Question

Milk enters at 25°C through the inner pipe of a concentric double pipe heat exchanger. Hot water enters at 82.5°C and flows countercurrently (flow rate = 1.2 kg/s) through the annular region. The diameter of the inner pipe, length of the pipe, and average overall heat transfer coefficient are 60 mm, 6 m, and 2100 W.m\(^{-2}\).K\(^{-1}\), respectively. The average values of specific heat capacity of water and milk are 4.18 kJ.kg\(^{-1}\).K\(^{-1}\) and 3.95 kJ.kg\(^{-1}\).K\(^{-1}\), respectively.

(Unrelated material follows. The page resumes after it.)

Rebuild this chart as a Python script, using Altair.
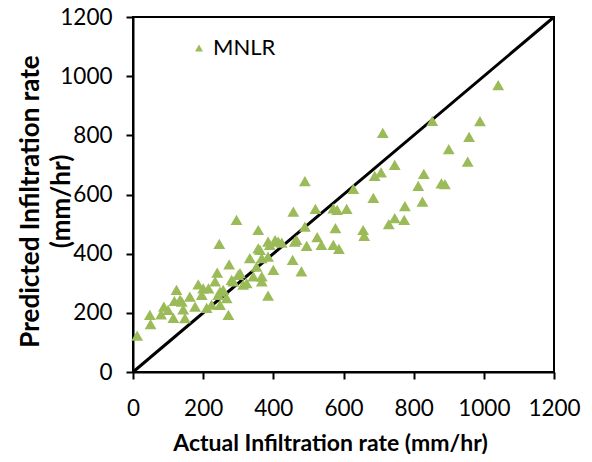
import altair as alt
import pandas as pd

# Data
actual = [12, 50, 48, 80, 88, 100, 115, 124, 118, 134,
          143, 148, 139, 162, 177, 186, 196, 200, 210, 215,
          224, 234, 240, 243, 248, 248, 246, 257, 267, 272,
          274, 281, 286, 295, 300, 305, 314, 324, 333, 343,
          352, 357, 357, 362, 367, 367, 367, 385, 385, 385,
          390, 400, 405, 414, 424, 455, 461, 466, 457, 480,
          490, 490, 495, 520, 525, 537, 571, 582, 609, 571,
          577, 587, 628, 656, 659, 685, 689, 707, 712, 729,
          746, 746, 773, 775, 813, 825, 829, 853, 879, 889,
          900, 954, 958, 989, 1041]
predicted = [123, 162, 193, 195, 221, 210, 183, 278, 240, 244,
             212, 182, 238, 255, 221, 296, 261, 283, 217, 283,
             228, 306, 336, 261, 227, 272, 433, 278, 250, 193,
             364, 311, 306, 514, 328, 334, 295, 300, 385, 323,
             356, 480, 418, 413, 385, 306, 323, 258, 390, 441,
             430, 345, 446, 441, 437, 379, 441, 447, 542, 340,
             491, 645, 426, 551, 456, 430, 553, 548, 551, 430,
             486, 416, 619, 480, 460, 589, 663, 675, 808, 500,
             700, 520, 514, 561, 629, 576, 670, 849, 638, 635,
             753, 711, 795, 848, 970]
series_name = "MNLR"
line_x = [0, 1200]
line_y = [0, 1200]
tick_values = [0, 200, 400, 600, 800, 1000, 1200]

pts = pd.DataFrame({"actual": actual, "predicted": predicted, "series": series_name})
diag_df = pd.DataFrame({"actual": line_x, "predicted": line_y})

FONT = "Lato"
xscale = alt.Scale(domain=[0, 1200], nice=False)
yscale = alt.Scale(domain=[0, 1200], nice=False)

diag = alt.Chart(diag_df).mark_line(color="black", strokeWidth=3).encode(
    x=alt.X("actual:Q", scale=xscale),
    y=alt.Y("predicted:Q", scale=yscale),
)

points = alt.Chart(pts).mark_point(
    shape="triangle-up", filled=True, size=140, opacity=1, strokeWidth=0
).encode(
    x=alt.X(
        "actual:Q", scale=xscale,
        axis=alt.Axis(values=tick_values, format="d", labelOverlap=False, labelFlush=False,
                      labelPadding=18,
                      title="Actual Infiltration rate (mm/hr)",
                      titleX=197, titleY=78, titleBaseline="alphabetic"),
    ),
    y=alt.Y(
        "predicted:Q", scale=yscale,
        axis=alt.Axis(values=tick_values, format="d", labelOverlap=False, labelFlush=False,
                      labelPadding=14,
                      title=["Predicted Infiltration rate", "(mm/hr)"],
                      titleFontSize=26, titleLineHeight=31,
                      titleX=-90, titleY=184, titleBaseline="bottom"),
    ),
    color=alt.Color(
        "series:N",
        scale=alt.Scale(domain=[series_name], range=["#9BBB59"]),
        legend=alt.Legend(
            title=None, orient="none", legendX=55, legendY=20, padding=0,
            symbolType="triangle-up", symbolSize=64, symbolOpacity=1,
            symbolStrokeWidth=0, labelFont=FONT, labelFontSize=22,
            labelColor="black", labelOffset=3,
        ),
    ),
)

chart = alt.layer(diag, points).properties(
    width=421, height=355,
    autosize=alt.AutoSizeParams(type="none"),
    padding={"left": 125, "top": 9, "right": 30, "bottom": 82},
).configure_view(
    stroke="black", strokeWidth=2,
).configure_axis(
    grid=False, domainColor="black", domainWidth=2,
    tickColor="black", tickWidth=2, tickSize=7,
    labelFont=FONT, labelFontSize=22.5, labelColor="black",
    titleFont=FONT, titleFontSize=23, titleFontWeight="bold", titleColor="black",
)

chart.save("out.html", embed_options={"renderer": "svg", "actions": False})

The effectiveness of the heat exchanger is 0.572 and the NTU is 1.01. Assuming the steady-state condition and considering \( \pi \) as 3.14, the temperature of hot water at the exit of the pipe is _________ °C. (Rounded off to 1 decimal place)

Hint:

To calculate the outlet temperature of hot water, use the effectiveness of the heat exchanger and the maximum possible heat transfer.

Answer 1

We are given the following parameters:
Temperature of hot water entering (\( T_{{h,in}} \)) = 82.5°C
Flow rate of hot water (\( \dot{m}_h \)) = 1.2 kg/s
Overall heat transfer coefficient (\( U \)) = 2100 W.m\(^{-2}\).K\(^{-1}\)
Length of heat exchanger (\( L \)) = 6 m
Diameter of inner pipe (\( D_i \)) = 60 mm = 0.06 m
Effectiveness (\( \epsilon \)) = 0.572
NTU = 1.01
Specific heat capacity of water (\( C_{p,h} \)) = 4.18 kJ/kg.K = 4180 J/kg.K
Specific heat capacity of milk (\( C_{p,c} \)) = 3.95 kJ/kg.K = 3950 J/kg.K
Inlet temperature of milk (\( T_{{c,in}} \)) = 25°C
Step 1: Calculate the heat exchanged using effectiveness
The formula for the heat exchanged in a heat exchanger is given by: \[ Q = \epsilon \times Q_{{max}} \] Where \( Q_{{max}} \) is the maximum possible heat transfer and is calculated as: \[ Q_{{max}} = \dot{m}_h C_{p,h} (T_{{h,in}} - T_{{c,in}}) \] Substitute the known values: \[ Q_{{max}} = 1.2 \times 4180 \times (82.5 - 25) = 1.2 \times 4180 \times 57.5 = 287220 \, {J/s} = 287.22 \, {kW} \] Now, calculate the heat exchanged using the effectiveness: \[ Q = 0.572 \times 287.22 = 164.41 \, {kW} \] Step 2: Use the heat exchanged to calculate the outlet temperature of hot water The heat exchanged is also given by: \[ Q = \dot{m}_h C_{p,h} (T_{{h,in}} - T_{{h,out}}) \] Where \( T_{{h,out}} \) is the outlet temperature of the hot water. Rearrange to solve for \( T_{{h,out}} \): \[ T_{{h,out}} = T_{{h,in}} - \frac{Q}{\dot{m}_h C_{p,h}} \] Substitute the known values: \[ T_{{h,out}} = 82.5 - \frac{164.41 \times 1000}{1.2 \times 4180} = 82.5 - \frac{164410}{5016} = 82.5 - 15.0 = 67.5^\circ {C} \] Thus, the temperature of hot water at the exit of the pipe is 67.5°C.